Each week we’ll highlight a few of the most important coaching decisions that contributed heavily to the final result. While many of these high leverage situations occur on fourth down, we’ll introduce some other situations where a coaching decision swung his team’s chances of winning in a major way as the season goes on.
There are a few main tools for doing this analysis: The most obvious is win probability, which takes into account the situational components of the game along with the strength of each team in each facet to predict the chance of winning. Another data point that is useful and, in most cases, aligned with win probability is expected points, which takes into account the field position, down and distance to predict the number of points that we expect the offense to score on the next offensive play. We can also compare the expected points for a team before and after a play to measure how successful a play was, and we’ll also make use of conversion probability, which leverages the strength of each team in each facet to predict the chance a team picks up a first down on a given play.
During the season, more analysis may work its way into this column, but this gives us plenty to start with.
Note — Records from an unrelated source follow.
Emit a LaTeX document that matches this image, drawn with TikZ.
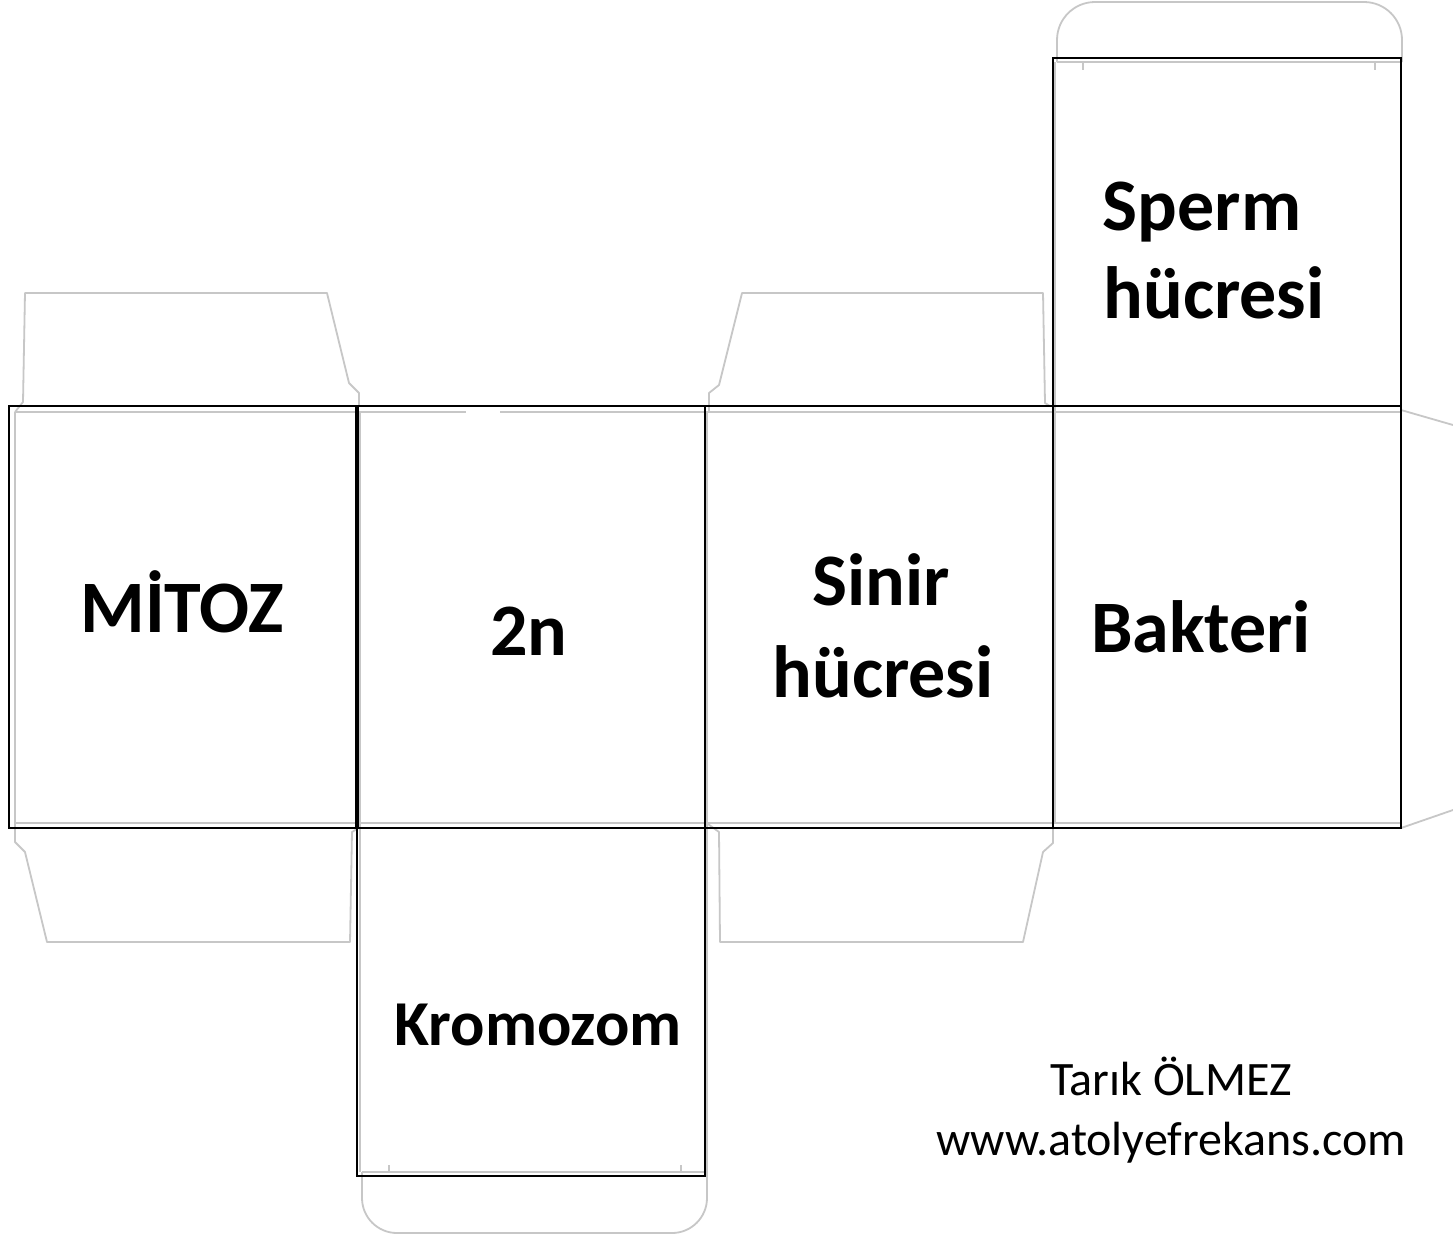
\documentclass[tikz,border=0pt]{standalone}
\usepackage{fontspec}
\setmainfont{Carlito}
\begin{document}
\begin{tikzpicture}[x=1pt,y=-1pt,
  fold/.style={draw=black!22, line width=1.8pt, line join=round},
  cut/.style={draw=black, line width=1.8pt},
  big/.style={anchor=base, inner sep=0pt, font=\fontsize{74}{86}\selectfont\bfseries},
  sign/.style={anchor=base, inner sep=0pt, font=\fontsize{48}{56}\selectfont}]
\useasboundingbox[fill=white] (0,0) rectangle (1453,1235);
% gray flaps and fold lines
\draw[fold] (15,412) -- (23,402) -- (25,293) -- (327,293) -- (349,383) -- (359,393) -- (359,406);
\draw[fold] (709,412) -- (709,393) -- (719,385) -- (742,293) -- (1043,293) -- (1045,403) -- (1050,406);
\draw[fold] (15,823) -- (15,842) -- (25,852) -- (47,942) -- (350,942) -- (352,832) -- (357,829);
\draw[fold] (708,824) -- (719,832) -- (720,942) -- (1023,942) -- (1043,852) -- (1053,843) -- (1053,828);
\draw[fold] (15,412) -- (466,412);
\draw[fold] (500,412) -- (1401,412);
\draw[fold] (15,412) -- (15,823) -- (1401,823);
\draw[fold] (360,412) -- (360,1172);
\draw[fold] (707,412) -- (707,1172);
\draw[fold] (1055,62) -- (1055,823);
\draw[fold] (1401,410) -- (1453,425);
\draw[fold] (1401,828) -- (1453,810);
\draw[fold, rounded corners=38pt] (1057,62) -- (1057,2) -- (1402,2) -- (1402,62);
\draw[fold] (1057,62) -- (1402,62);
\draw[fold] (1083,62) -- (1083,70);
\draw[fold] (1375,62) -- (1375,70);
\draw[fold, rounded corners=35pt] (362,1172) -- (362,1233) -- (707,1233) -- (707,1172);
\draw[fold] (362,1172) -- (705,1172);
\draw[fold] (389,1172) -- (389,1165);
\draw[fold] (681,1172) -- (681,1165);
% black outlines
\draw[cut] (9,406) rectangle (357,828);
\draw[cut] (357,406) rectangle (705,828);
\draw[cut] (705,406) rectangle (1053,828);
\draw[cut] (1053,406) rectangle (1401,828);
\draw[cut] (1053,58) rectangle (1401,406);
\draw[cut] (357,828) rectangle (705,1176);
\draw[draw=black, line width=3.5pt] (357,406) -- (357,828);
% labels
\node[big] (mitoz) at (182,632) {MİTOZ};
\node[big] (twon) at (529,655) {2n};
\node[big] (sinir1) at (881,605) {Sinir};
\node[big] (sinir2) at (883,697) {hücresi};
\node[big] (bakteri) at (1201,652) {Bakteri};
\node[big] (sperm1) at (1202,230) {Sperm};
\node[big] (sperm2) at (1214,318) {hücresi};
\node[big, font=\fontsize{64}{72}\selectfont\bfseries] (kromo) at (538,1045) {Kromozom};
\node[sign] (author) at (1171,1095) {Tarık ÖLMEZ};
\node[sign] (web) at (1171,1155) {www.atolyefrekans.com};
\end{tikzpicture}
\end{document}
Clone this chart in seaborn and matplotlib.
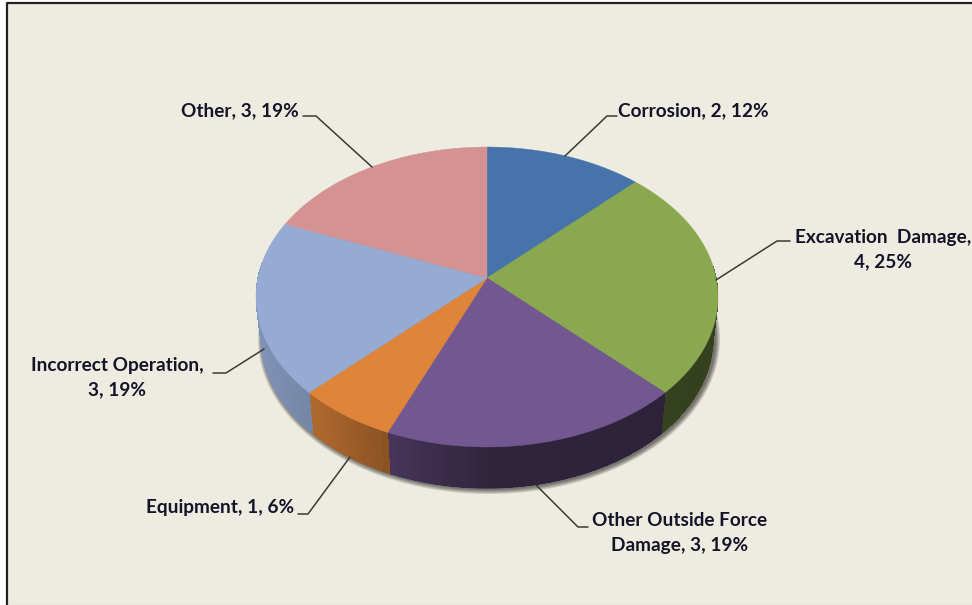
import numpy as np
import matplotlib
matplotlib.use("Agg")
import matplotlib.pyplot as plt
import seaborn as sns

categories = ['Corrosion', 'Excavation Damage', 'Other Outside Force Damage',
              'Equipment', 'Incorrect Operation', 'Other']
values = [2, 4, 3, 1, 3, 3]
label_texts = ['Corrosion, 2, 12%', 'Excavation  Damage,\n4, 25%',
               'Other Outside Force\nDamage, 3, 19%', 'Equipment, 1, 6%',
               'Incorrect Operation,\n3, 19%', 'Other, 3, 19%']
slice_colors = ['#4674AA', '#8AA84F', '#735791', '#DE853A', '#95ABD3', '#D49392']

sns.set_theme(style='white')
plt.rcParams['font.family'] = ['Lato', 'DejaVu Sans']
palette = sns.color_palette(slice_colors)

fig = plt.figure(figsize=(9.72, 6.05), dpi=100, facecolor='white')
ax = fig.add_axes([0, 0, 1, 1])
ax.set_xlim(0, 972)
ax.set_ylim(605, 0)
ax.axis('off')

# background and the frame of the pasted chart
ax.fill([7, 972, 972, 7], [3, 3, 605, 605], color='#EEEBE0', zorder=0, lw=0)
ax.plot([7, 7, 972], [605, 3, 3], color='#222222', lw=1.6, zorder=1)
ax.plot([7, 972], [604.5, 604.5], color='#D8D8D0', lw=1, zorder=1)

# pie geometry
cx, cy, rx, ry = 487, 297, 231, 150
tilt = 0.127           # moves the apex up, gives the perspective look
depth = 41
rx_low = 226


def rim(ang):
    # ang in radians, clockwise from 12 o'clock
    u, v = np.sin(ang), np.cos(ang)
    d = 1 + tilt * v
    return u * np.sqrt(1 - tilt ** 2) / d, (v + tilt) / d


def shade(u):
    return np.interp(u, [-1, -0.7, -0.4, 0, 1], [0.86, 0.76, 0.6, 0.42, 0.38])


# soft shadow under the pie
t = np.linspace(0, 2 * np.pi, 200)
for grow in [5, 4, 3, 2, 1]:
    ax.fill(cx + 2 + (rx_low + grow) * np.cos(t), cy + depth + 1 + (ry + grow) * np.sin(t),
            color='#000000', alpha=0.13, lw=0, zorder=2)

edges = np.cumsum([0] + values) / sum(values) * 2 * np.pi

# side wall, thin strips so it gets a gradient
for i in range(len(values)):
    a = np.linspace(edges[i], edges[i + 1], int(values[i] * 12) + 2)
    u, v = rim(a)
    for j in range(len(a) - 1):
        if v[j] > 0.2 and v[j + 1] > 0.2:
            continue
        x_top = cx + rx * u[j:j + 2]
        y_top = cy - ry * v[j:j + 2]
        x_low = cx + rx_low * u[j:j + 2]
        y_low = cy + depth - ry * v[j:j + 2]
        col = tuple(np.array(palette[i]) * shade(u[j:j + 2].mean()))
        ax.fill(np.r_[x_top, x_low[::-1]], np.r_[y_top, y_low[::-1]],
                color=col, lw=0, antialiased=False, zorder=3)
        ax.plot(x_low, y_low, color=col, lw=0.8, zorder=3)

# top face
for i in range(len(values)):
    a = np.linspace(edges[i], edges[i + 1], 80)
    u, v = rim(a)
    ax.fill(np.r_[cx, cx + rx * u], np.r_[cy - ry * tilt, cy - ry * v],
            color=palette[i], ec=palette[i], lw=0.3, zorder=4)

# leader lines
leaders = [([565, 607, 617], [156, 116, 116]),
           ([716, 777, 790], [280, 241, 241]),
           ([536, 578, 588], [485, 527, 527]),
           ([350, 308, 298], [457, 514, 514]),
           ([264, 226, 213], [349, 373, 373]),
           ([372, 316, 303], [167, 116, 116])]
for lx, ly in leaders:
    ax.plot(lx, ly, color='#3A3A3A', lw=1.1, zorder=5)

# labels
spots = [(618, 111, 'left'), (883, 250, 'center'), (680, 533, 'center'),
         (294, 507, 'right'), (117, 378, 'center'), (299, 111, 'right')]
for txt, (tx, ty, ha) in zip(label_texts, spots):
    ax.text(tx, ty, txt, ha=ha, va='center', ma='center', fontsize=13.7,
            fontweight='bold', color='#141428', linespacing=1.5, zorder=6)

fig.savefig('out.png', dpi=100, facecolor=fig.get_facecolor())
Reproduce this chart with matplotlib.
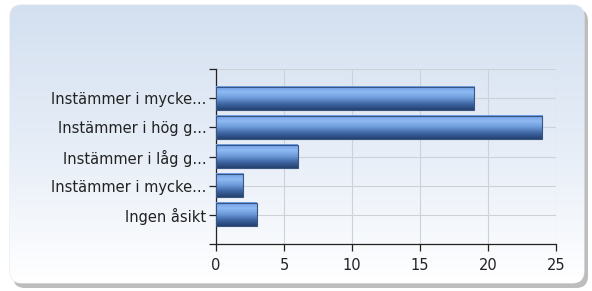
import numpy as np
import matplotlib.pyplot as plt
from matplotlib.patches import FancyBboxPatch
from matplotlib.colors import LinearSegmentedColormap

labels = ['Instämmer i mycke...', 'Instämmer i hög g...', 'Instämmer i låg g...',
          'Instämmer i mycke...', 'Ingen åsikt']
values = [19, 24, 6, 2, 3]

W, H = 592, 291
fig = plt.figure(figsize=(W / 100, H / 100), dpi=100)

# bakgrund: rundad ruta med skugga och gradient
bg = fig.add_axes([0, 0, 1, 1], zorder=-10)
bg.set_xlim(0, W)
bg.set_ylim(H, 0)
bg.axis('off')
shadow = FancyBboxPatch((13, 9), 575, 279, boxstyle='round,pad=0,rounding_size=12',
                        fc='#bdbdbd', ec='none', zorder=1)
bg.add_patch(shadow)
box = FancyBboxPatch((10, 5), 574, 278, boxstyle='round,pad=0,rounding_size=12',
                     fc='white', ec='#e4e8ee', lw=0.8, zorder=2)
bg.add_patch(box)
grad = np.linspace(0, 1, 256).reshape(-1, 1)
bgcmap = LinearSegmentedColormap.from_list('bg', ['#d4e0f0', '#e6edf7', '#ffffff'])
im = bg.imshow(grad, cmap=bgcmap, extent=(10, 584, 283, 5), aspect='auto', zorder=3)
im.set_clip_path(box)

ax = fig.add_axes([216 / W, 1 - 244 / H, 340 / W, 175 / H])
ax.patch.set_alpha(0)
pos = np.arange(1, len(values) + 1)
ax.set_xlim(0, 25)
ax.set_ylim(len(values) + 1, 0)

barcmap = LinearSegmentedColormap.from_list(
    'bar', ['#6c9ee6', '#8fbaf3', '#6d9ad8', '#3f66a3', '#24426f'])
h = 0.8
for y, v in zip(pos, values):
    g = np.linspace(0, 1, 64).reshape(-1, 1)
    ax.imshow(g, cmap=barcmap, extent=(0, v, y + h / 2, y - h / 2), aspect='auto', zorder=3)
    ax.barh(y, v, height=h, fc='none', ec='#3a5680', lw=0.8, zorder=4)

ax.set_xticks([0, 5, 10, 15, 20, 25])
ax.set_yticks(range(0, len(values) + 2))
ax.set_yticklabels([''] + labels + [''])
ax.grid(True, color='#cdd1d8', lw=0.8, zorder=0)
for s in ['top', 'right']:
    ax.spines[s].set_visible(False)
for s in ['left', 'bottom']:
    ax.spines[s].set_color('#222222')
    ax.spines[s].set_linewidth(0.9)
ax.tick_params(axis='both', colors='#222222', labelcolor='#222222', labelsize=10.5,
               length=5, width=0.9)
ax.tick_params(axis='y', pad=2)
ax.tick_params(axis='x', pad=5)
ax.set_axisbelow(True)

fig.savefig('out.png', dpi=100)
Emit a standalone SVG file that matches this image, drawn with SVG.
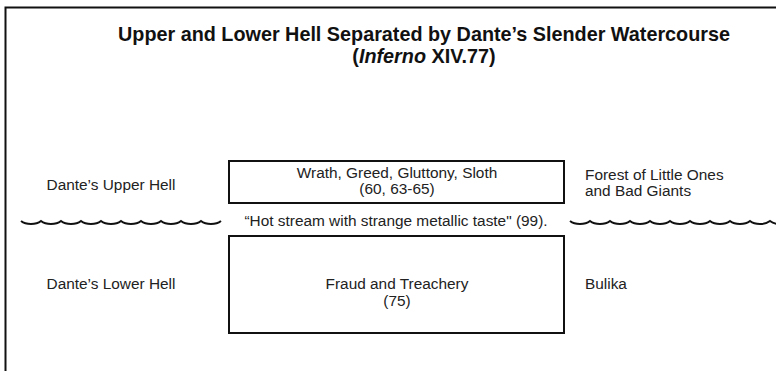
<svg xmlns="http://www.w3.org/2000/svg" width="776" height="371" viewBox="0 0 776 371">
<style>
.t{font-family:"Liberation Sans",Arial,sans-serif;font-size:15.4px;fill:#222;}
.title{font-family:"Liberation Sans",Arial,sans-serif;font-size:19.8px;font-weight:bold;fill:#111;}
.box{fill:#fff;stroke:#111;stroke-width:2;}
.wave{fill:none;stroke:#111;stroke-width:2;}
</style>
<rect width="776" height="371" fill="#fff"/>
<path d="M5.5,371 V7.5 H776" fill="none" stroke="#111" stroke-width="2"/>
<g id="title">
<text class="title" x="424" y="41" text-anchor="middle">Upper and Lower Hell Separated by Dante’s Slender Watercourse</text>
<text class="title" x="424" y="63" text-anchor="middle">(<tspan font-style="italic">Inferno</tspan> XIV.77)</text>
</g>
<g id="upper-box">
<rect class="box" x="229" y="161" width="335" height="42"/>
<text class="t" x="397" y="178" text-anchor="middle">Wrath, Greed, Gluttony, Sloth</text>
<text class="t" x="397" y="194" text-anchor="middle">(60, 63-65)</text>
</g>
<g id="lower-box">
<rect class="box" x="229" y="236" width="335" height="97"/>
<text class="t" x="397" y="289" text-anchor="middle">Fraud and Treachery</text>
<text class="t" x="397" y="306" text-anchor="middle">(75)</text>
</g>
<g id="labels">
<text class="t" x="111" y="190" text-anchor="middle">Dante’s Upper Hell</text>
<text class="t" x="111" y="289" text-anchor="middle">Dante’s Lower Hell</text>
<text class="t" x="585" y="180">Forest of Little Ones</text>
<text class="t" x="585" y="196">and Bad Giants</text>
<text class="t" x="585" y="289">Bulika</text>
</g>
<g id="connectors">
<path class="wave" d="M21,221 c5,4 15,4 20,0 c5,4 15,4 20,0 c5,4 15,4 20,0 c5,4 15,4 20,0 c5,4 15,4 20,0 c5,4 15,4 20,0 c5,4 15,4 20,0 c5,4 15,4 20,0 c5,4 15,4 20,0 c5,4 15,4 20,0"/>
<path class="wave" d="M570,221 c5,4 15,4 20,0 c5,4 15,4 20,0 c5,4 15,4 20,0 c5,4 15,4 20,0 c5,4 15,4 20,0 c5,4 15,4 20,0 c5,4 15,4 20,0 c5,4 15,4 20,0 c5,4 15,4 20,0 c5,4 15,4 20,0 c5,4 15,4 20,0"/>
<text class="t" x="396" y="226" text-anchor="middle">“Hot stream with strange metallic taste" (99).</text>
</g>
</svg>
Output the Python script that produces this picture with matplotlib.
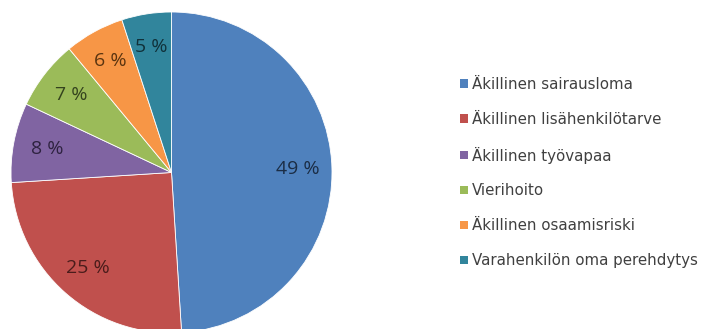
import matplotlib
matplotlib.use("Agg")
import matplotlib.pyplot as plt
from matplotlib.patches import Patch

plt.rcParams['font.family'] = ['Open Sans', 'DejaVu Sans']

categories = ["Äkillinen sairausloma", "Äkillinen lisähenkilötarve", "Äkillinen työvapaa",
              "Vierihoito", "Äkillinen osaamisriski", "Varahenkilön oma perehdytys"]
values = [49, 25, 8, 7, 6, 5]
colors = ["#4F81BD", "#C0504D", "#8064A2", "#9BBB59", "#F79646", "#31859C"]
label_colors = ["#1B2D45", "#4A1C1B", "#2E2240", "#34431E", "#5A3410", "#10313A"]

W, H = 701, 329
fig = plt.figure(figsize=(W/100, H/100), dpi=100)
cx, cy, r = 171.5, 172.5, 160.5
ax = fig.add_axes([(cx - r)/W, (H - cy - r)/H, 2*r/W, 2*r/H])
wedges, texts, autotexts = ax.pie(values, colors=colors, startangle=90, counterclock=False,
                                  autopct=lambda p: f"{p:.0f} %", pctdistance=0.79,
                                  wedgeprops=dict(edgecolor="white", linewidth=0.6),
                                  textprops=dict(fontsize=14))
for t, c in zip(autotexts, label_colors):
    t.set_color(c)
ax.set_xlim(-1, 1)
ax.set_ylim(-1, 1)
ax.set_aspect('equal')
ax.axis('off')
for w in wedges:
    w.set_clip_on(False)

handles = [Patch(facecolor=c, edgecolor='none') for c in colors]
leg = fig.legend(handles, categories, loc='center left',
                 bbox_to_anchor=(460/W, 1 - 172.5/H), frameon=False,
                 handlelength=0.5, handleheight=0.5, handletextpad=0.3,
                 labelspacing=1.33, borderpad=0, borderaxespad=0,
                 prop=dict(family='DejaVu Sans', size=10.8))
for t in leg.get_texts():
    t.set_color("#404040")

fig.savefig("out.png", dpi=100)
While we leverage machine learning to make sound predictions for each of the above, we will do our best to make this article accessible to all and we’ll do our best to answer any questions.
Lamar Jackson convincing John Harbaugh to go for it on 4th-and-2 at the eight-yard line after Pete Carroll elected to try a field goal on 4th-and-3 at the Ravens' 35-yard line
Lamar Jackson is one of the most dynamic quarterbacks in the NFL, and he is adding coaching to the list of weapons he has in his arsenal. The Ravens found themselves tied with the Seahawks, 13-13, as the third quarter began to wind down. On the prior possession, Pete Carroll elected to attempt a 53-yard field goal on 4th-and-3 despite this decision costing the Seahawks a 4% chance of winning the game (quite large for a single decision in a football game). The PFF WALSH decision analysis tool powered by AWS machine learning gave the Seahawks a better chance to convert for a first down than to make the field goal (58% to 54%). On the heels of that blunder, the Ravens matriculated the ball down the short field afforded them by the Jason Myers' miss.
On 3rd-and-15 at the Seahawks' 21-yard line, it appeared Seattle might escape without too much damage done. But Jackson is a bad, bad man and took a designed quarterback run 13 yards leaving half the Hawks' defense hugging ghosts like it was the 31st and not the 20th of October. This put Baltimore in a 4th-and-2 at the eight-yard line. Harbaugh called his offense off the field in a decision that seemed strange given his adherence to the math so far this season. The broadcast camera cut to Lamar telling his coach to go for it, and Harbaugh made like the Seattle defense and acquiesced by calling a timeout and sending Jackson and the offense back onto the field. This decision was by far the right call; the Ravens had a 60% chance to convert for a first down, and a conversion would give them a 55% chance to win the game while a field goal would put them at 42% and a stop would leave them at 36%. The potential gain of a conversion over a field goal is 13%, while the potential loss of getting stopped only costs the Ravens 6% compared to kicking the field goal. With a better than 50% chance to convert, this is about as clear cut as you can get. As was foretold on the play before, Lamar took the ball off the snap and sliced through the Seahawks' defense for a touchdown that was ultimately the difference.
In a game where the home team had the edge at quarterback (Russell Wilson was PFF’s highest-graded quarterback heading into the game), the Ravens demonstrated that giving your offense more chances to win the game can overcome that discrepancy. Jackson is the top decision-maker of Week 7.
Bill O’Brien deciding to take a safety with 2:40 on 4th-and-9 to go from his own five-yard line.
Down 28-23 with 2:44 remaining in the fourth quarter, Bill O’Brien, facing 4th-and-9 from his own five-yard line and possessing two timeouts, had punter Brian Anger take a safety, moving the score to 30-23 with 2:41 left in the game. The Texans had to give the ball back to the Colts via a free kick at their own 20-yard line and thus gained approximately 30 yards in field position (assuming a 45-yard net punt) in exchange for the two points.
While the Texans eventually got the ball back at their own 36-yard line with no timeouts and 1:41 remaining, the decision was not the mathematically sound one, as they dropped from an 8.9% chance to win with a punt to a 3.5% chance to win with taking the safety.
The real question should be whether the Texans should have even surrendered the ball in the first place. We gave them a 24.6 percent chance of converting the fourth down against the Colts' defense and hence a higher chance of winning (18.9%) by simply putting the ball in Deshaun Watson’s hands one more time with the added two timeouts and about a minute of playing time.